Wer are using dynamic shared memory in our CUDA kernels. We are setting the size of the shared memory for each kernel using the driver API cuFuncSetAttribute and CU_FUNC_ATTRIBUTE_MAX_DYNAMIC_SHARED_SIZE_BYTES.
The kernel is then launched using cuLaunchKernel where in the docs one of the parameter is unsigned int sharedMemBytes. This parameter is defined to set
Dynamic shared-memory size per thread block in bytes
This means I can set the dynamic memory size per kernel attribute and additionally I can set the shared memory size per kernel call.
Does this mean I can override the kernel attribute? Which one wins?

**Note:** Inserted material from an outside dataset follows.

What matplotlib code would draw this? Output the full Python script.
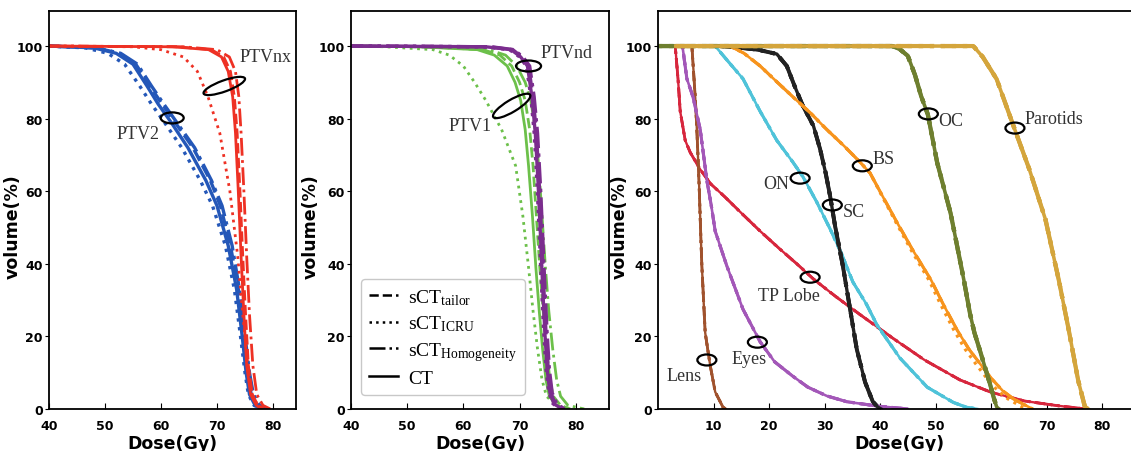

Says so right in the name:
MAX_DYNAMIC_SHARED_SIZE_BYTESvssharedMemBytes. Note the MAX prefix :-)Setting a different maximum value may effect the GPU's behavior when running the kernel, e.g. the allocation of regular L1 cache for use by the kernel (as in some/most NVIDIA GPU micro-architectures, shared memory is repurposed L1 cache, and their total amount is fixed but the proportions aren't; see also §16.6.4 of the CUDA C++ Programming Guide).
Now, it's true that passing a specific amount of shared memory could have implicitly done whatever setting maximum does; but - either that has somewhat of an overhead, or - it's just how NVIDIA has chosen to do things.